G.T. non mi dice dove abita, quali lavori ha svolto in precedenza e perché li ha persi. Soprattutto non specifica né che cosa vorrebbe fare né che cosa saprebbe fare. E quella «laurea in economia», messa così, potrebbe riferirsi sia a lui sia alla «moglie inoccupata»: una sintassi malcerta che è quantomeno indizio di scarsa confidenza con la lingua italiana (e chi lo assume, con questi chiari di luna, un laureato che non sa nemmeno scrivere?). Anche «padre in difficoltà» dice poco: i due figli che età hanno? Era meglio precisarlo: fa sempre un certo effetto sull’interlocutore dal cuore tenero.
Ma quello che mi ha maggiormente stupito è che un padre di famiglia «disoccupato da più di tre anni», con «moglie anch’essa inoccupata», sia riuscito a sopravvivere fino a oggi. Devo concluderne che la «macelleria sociale» qualcosa - non dico il lesso, ma almeno la mortadella - gli ha passato in questi 36 mesi. Altrimenti di che avrebbero campato quattro persone fino a oggi?

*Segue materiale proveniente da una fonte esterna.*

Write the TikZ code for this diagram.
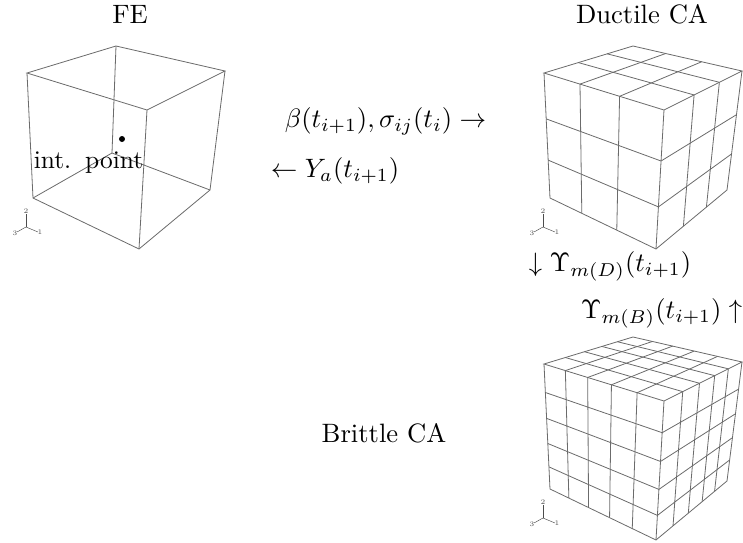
\documentclass[tikz,border=0pt]{standalone}
\usetikzlibrary{calc}

\tikzset{
  meshline/.style={draw=black!58, line width=0.35pt},
  triadline/.style={draw=black!70, line width=0.2pt},
  triadnum/.style={black!70, font=\fontsize{3}{3}\selectfont, inner sep=0pt},
  labeltext/.style={scale=1.15},
}

% outer edges of one cube and its small axis triad
\newcommand{\cubeframe}{%
  \coordinate (tb) at (116,46);
  \coordinate (tl) at (27,73);
  \coordinate (tr) at (225,71);
  \coordinate (tf) at (147,110);
  \coordinate (bl) at (33,198);
  \coordinate (br) at (210,190);
  \coordinate (bf) at (139,249);
  \draw[meshline] (tl) -- (tb) -- (tr) -- (tf) -- cycle;
  \draw[meshline] (tl) -- (bl) -- (bf) -- (br) -- (tr);
  \draw[meshline] (tf) -- (bf);
  \coordinate (ax0) at (26,227);
  \coordinate (ax1) at (38,232);
  \coordinate (ax2) at (26,214);
  \coordinate (ax3) at (17,232);
  \draw[triadline] (ax0) -- (ax1);
  \draw[triadline] (ax0) -- (ax2);
  \draw[triadline] (ax0) -- (ax3);
  \node[triadnum] (n1) at (40,232) {1};
  \node[triadnum] (n2) at (26,211) {2};
  \node[triadnum] (n3) at (15,233) {3};
}

% mesh lines: left face columns, left face rows, right face columns
\newcommand{\cubemesh}[3]{%
  \foreach \f in {#1} {
    \draw[meshline] ($(tl)!\f!(tf)$) -- ($(bl)!\f!(bf)$);
    \draw[meshline] ($(tl)!\f!(tf)$) -- ($(tb)!\f!(tr)$);
  }
  \foreach \f in {#2} {
    \draw[meshline] ($(tl)!\f!(bl)$) -- ($(tf)!\f!(bf)$) -- ($(tr)!\f!(br)$);
  }
  \foreach \f in {#3} {
    \draw[meshline] ($(tf)!\f!(tr)$) -- ($(bf)!\f!(br)$);
    \draw[meshline] ($(tf)!\f!(tr)$) -- ($(tl)!\f!(tb)$);
  }
}

\begin{document}
\begin{tikzpicture}[x=0.0152cm, y=-0.0152cm]
  \useasboundingbox (0,0) rectangle (743,543);

  % FE cube
  \begin{scope}
    \cubeframe
    \coordinate (hb) at (112,153);
    \draw[meshline] (tb) -- (hb);
    \draw[meshline] (bl) -- (hb) -- (br);
  \end{scope}
  \fill (122,139) circle (3);
  \node[scale=1.1] (intpoint) at (88.5,163) {int.\hspace{0.55em}point};

  % Ductile CA cube
  \begin{scope}[shift={(517,0)}]
    \cubeframe
    \cubemesh{.30,.63}{.367,.697}{.386,.71}
  \end{scope}

  % Brittle CA cube
  \begin{scope}[shift={(517,291)}]
    \cubeframe
    \cubemesh{.178,.364,.562,.776}{.228,.435,.636,.823}{.24,.455,.65,.825}
  \end{scope}

  \node[labeltext] (fe) at (130,14) {FE};
  \node[labeltext] (ductile) at (642,14) {Ductile CA};
  \node[labeltext] (brittle) at (384,433) {Brittle CA};
  \node[labeltext] (send) at (385.5,121) {$\beta(t_{i+1}),\sigma_{ij}(t_i)\rightarrow$};
  \node[labeltext] (back) at (335,171) {$\leftarrow Y_a(t_{i+1})$};
  \node[labeltext] (down) at (610,266) {$\downarrow\Upsilon_{m(D)}(t_{i+1})$};
  \node[labeltext] (up) at (661.5,313) {$\Upsilon_{m(B)}(t_{i+1})\uparrow$};
\end{tikzpicture}
\end{document}
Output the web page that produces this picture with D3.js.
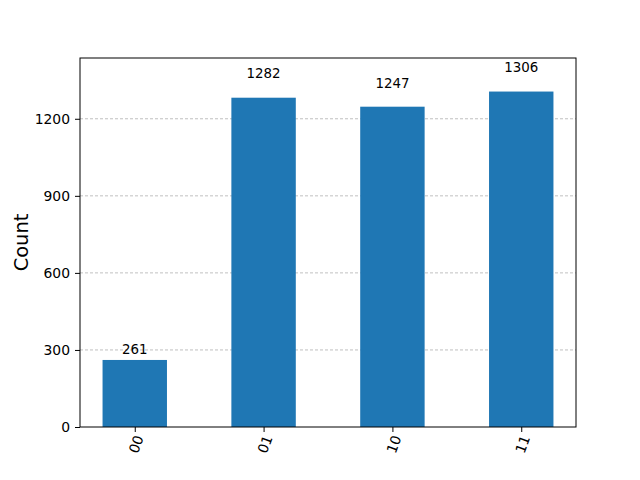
<!DOCTYPE html>
<html>
<head>
<meta charset="utf-8">
<script src="https://cdn.jsdelivr.net/npm/d3@7"></script>
<style>
  body { margin: 0; background: #fff; }
  svg text { font-family: "DejaVu Sans", sans-serif; }
</style>
</head>
<body>
<div id="chart"></div>
<script>
var states = ["00", "01", "10", "11"];
var counts = [261, 1282, 1247, 1306];
var yTicks = [0, 300, 600, 900, 1200];

var width = 640;
var height = 480;
var margin = { top: 58, right: 64, bottom: 53, left: 80 };
var innerW = width - margin.left - margin.right;
var innerH = height - margin.top - margin.bottom;

var svg = d3.select("#chart")
  .append("svg")
  .attr("width", width)
  .attr("height", height);

var g = svg.append("g")
  .attr("transform", "translate(" + margin.left + "," + margin.top + ")");

// scales (matplotlib style: bar width 0.5, 5% margins)
var xScale = d3.scaleLinear()
  .domain([-0.425, states.length - 1 + 0.425])
  .range([0, innerW]);

var yScale = d3.scaleLinear()
  .domain([0, d3.max(counts) * 1.1])
  .range([innerH, 0]);

// grid
g.selectAll(".grid")
  .data(yTicks.slice(1))
  .enter()
  .append("line")
  .attr("x1", 0)
  .attr("x2", innerW)
  .attr("y1", d => yScale(d))
  .attr("y2", d => yScale(d))
  .attr("stroke", "#b0b0b0")
  .attr("stroke-width", 0.8)
  .attr("stroke-dasharray", "3,2");

// bars
g.selectAll("rect")
  .data(counts)
  .enter()
  .append("rect")
  .attr("x", (d, i) => xScale(i - 0.25))
  .attr("y", d => yScale(d))
  .attr("width", xScale(0.5) - xScale(0))
  .attr("height", d => innerH - yScale(d))
  .attr("fill", "#1f77b4");

// value labels
g.selectAll(".val")
  .data(counts)
  .enter()
  .append("text")
  .attr("x", (d, i) => xScale(i))
  .attr("y", d => yScale(d * 1.05) - 3)
  .attr("text-anchor", "middle")
  .attr("font-size", "13.4px")
  .text(d => d);

// axes
var yAxis = d3.axisLeft(yScale)
  .tickValues(yTicks)
  .tickFormat(d3.format("d"))
  .tickSize(5)
  .tickPadding(5);

var yAxisG = g.append("g").call(yAxis);
yAxisG.select(".domain").remove();
yAxisG.selectAll("text").attr("font-size", "13.9px").attr("fill", "#000");

var xAxis = d3.axisBottom(xScale)
  .tickValues(d3.range(states.length))
  .tickFormat(i => states[i])
  .tickSize(5);

var xAxisG = g.append("g")
  .attr("transform", "translate(0," + innerH + ")")
  .call(xAxis);
xAxisG.select(".domain").remove();
xAxisG.selectAll("text")
  .attr("font-size", "13.9px")
  .attr("fill", "#000")
  .attr("text-anchor", "end")
  .attr("dy", "0.35em")
  .attr("x", 0)
  .attr("y", 0)
  .attr("transform", "translate(4,9) rotate(-70)");

// frame
g.append("rect")
  .attr("width", innerW)
  .attr("height", innerH)
  .attr("fill", "none")
  .attr("stroke", "#000")
  .attr("stroke-width", 1);

// y label
svg.append("text")
  .attr("transform", "translate(28," + (margin.top + innerH / 2) + ") rotate(-90)")
  .attr("text-anchor", "middle")
  .attr("font-size", "19.4px")
  .text("Count");
</script>
</body>
</html>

Infine l’«urgenza di lavorare quanto prima». Se io perdessi il lavoro e non riuscissi a trovarne un altro nel giro di una settimana, credo che morirei di crepacuore. Invece G.T. riesce a convivere da tre anni con questa «urgenza». Magari non benissimo, ma ci convive. Tanto urgente non dev’essere.
Allora la domanda decisiva che vorrei porgli è la seguente: ma lei cerca un lavoro o cerca un posto? Perché vede, caro G.T., non sembra essere il lavoro a scarseggiare nel nostro Paese: semmai la voglia di lavorare. Altrimenti non si spiegherebbe per quale motivo un terzo degli infermieri sia formato da persone che provengono da 142 Stati.

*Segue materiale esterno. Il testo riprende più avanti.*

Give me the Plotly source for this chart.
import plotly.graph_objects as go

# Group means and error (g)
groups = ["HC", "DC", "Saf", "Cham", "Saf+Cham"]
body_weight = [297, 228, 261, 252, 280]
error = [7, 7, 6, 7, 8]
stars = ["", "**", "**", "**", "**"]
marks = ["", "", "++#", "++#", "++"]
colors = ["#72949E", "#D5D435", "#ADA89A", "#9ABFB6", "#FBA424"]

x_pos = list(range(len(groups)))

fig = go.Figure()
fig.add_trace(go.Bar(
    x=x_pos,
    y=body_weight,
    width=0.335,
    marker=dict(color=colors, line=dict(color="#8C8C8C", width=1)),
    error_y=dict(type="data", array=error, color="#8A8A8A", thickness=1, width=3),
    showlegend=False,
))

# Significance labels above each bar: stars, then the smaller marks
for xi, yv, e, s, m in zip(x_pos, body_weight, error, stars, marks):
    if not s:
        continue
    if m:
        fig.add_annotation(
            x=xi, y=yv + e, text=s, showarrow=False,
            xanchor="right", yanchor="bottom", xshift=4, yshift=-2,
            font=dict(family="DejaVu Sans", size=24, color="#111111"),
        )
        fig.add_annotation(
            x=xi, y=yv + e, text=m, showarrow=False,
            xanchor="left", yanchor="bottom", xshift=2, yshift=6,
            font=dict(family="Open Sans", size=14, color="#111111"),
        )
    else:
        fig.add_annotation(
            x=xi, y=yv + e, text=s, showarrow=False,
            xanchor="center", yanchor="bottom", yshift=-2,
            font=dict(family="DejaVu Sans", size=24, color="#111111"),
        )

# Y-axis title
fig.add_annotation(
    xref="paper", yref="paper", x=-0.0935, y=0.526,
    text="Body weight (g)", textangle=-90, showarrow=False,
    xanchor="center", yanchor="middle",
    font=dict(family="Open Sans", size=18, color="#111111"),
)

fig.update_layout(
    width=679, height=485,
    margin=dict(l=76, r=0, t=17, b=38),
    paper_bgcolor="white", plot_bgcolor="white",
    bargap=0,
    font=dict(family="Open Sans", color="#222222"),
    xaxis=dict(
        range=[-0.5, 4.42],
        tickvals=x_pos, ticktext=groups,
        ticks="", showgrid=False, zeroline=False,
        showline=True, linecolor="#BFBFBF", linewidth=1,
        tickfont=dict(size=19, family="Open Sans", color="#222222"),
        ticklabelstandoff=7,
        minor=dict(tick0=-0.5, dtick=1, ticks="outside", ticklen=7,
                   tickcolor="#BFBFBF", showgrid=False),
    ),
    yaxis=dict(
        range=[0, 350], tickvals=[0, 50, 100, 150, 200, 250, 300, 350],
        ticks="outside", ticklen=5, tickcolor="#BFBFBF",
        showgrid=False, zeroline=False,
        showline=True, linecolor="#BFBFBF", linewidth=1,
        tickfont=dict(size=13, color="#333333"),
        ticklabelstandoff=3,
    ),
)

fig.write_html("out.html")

Che cos’è questa se non la prova che di connazionali disposti a lavorare, per esempio negli ospedali, non se ne trovano più?
Vogliamo continuare? In Italia gli anziani li accudiscono le badanti moldave, i clienti nei ristoranti li servono le cameriere slave, i cibi li preparano i cuochi maghrebini, le capricciose le infornano i pizzaioli egiziani, i piatti li lavano gli sguatteri senegalesi, i palazzi li costruiscono i rumeni, i muri li imbiancano gli ucraini, il latte lo mungono i sikh, i formaggi li fanno gli etiopi, gli agrumi li raccolgono gli ivoriani, le piante nei giardini le mettono a dimora gli indiani, i bar li gestiscono i cinesi, gli appartamenti li tengono in ordine i filippini e i singalesi, le pelli le conciano i ghanesi, i pacchi dei corrieri li recapitano i peruviani. Nel contempo oltre 2 milioni d’italiani si dichiarano disoccupati, proprio come lei. Mi sa che la «macelleria sociale» spesso riuscite a farvela da soli.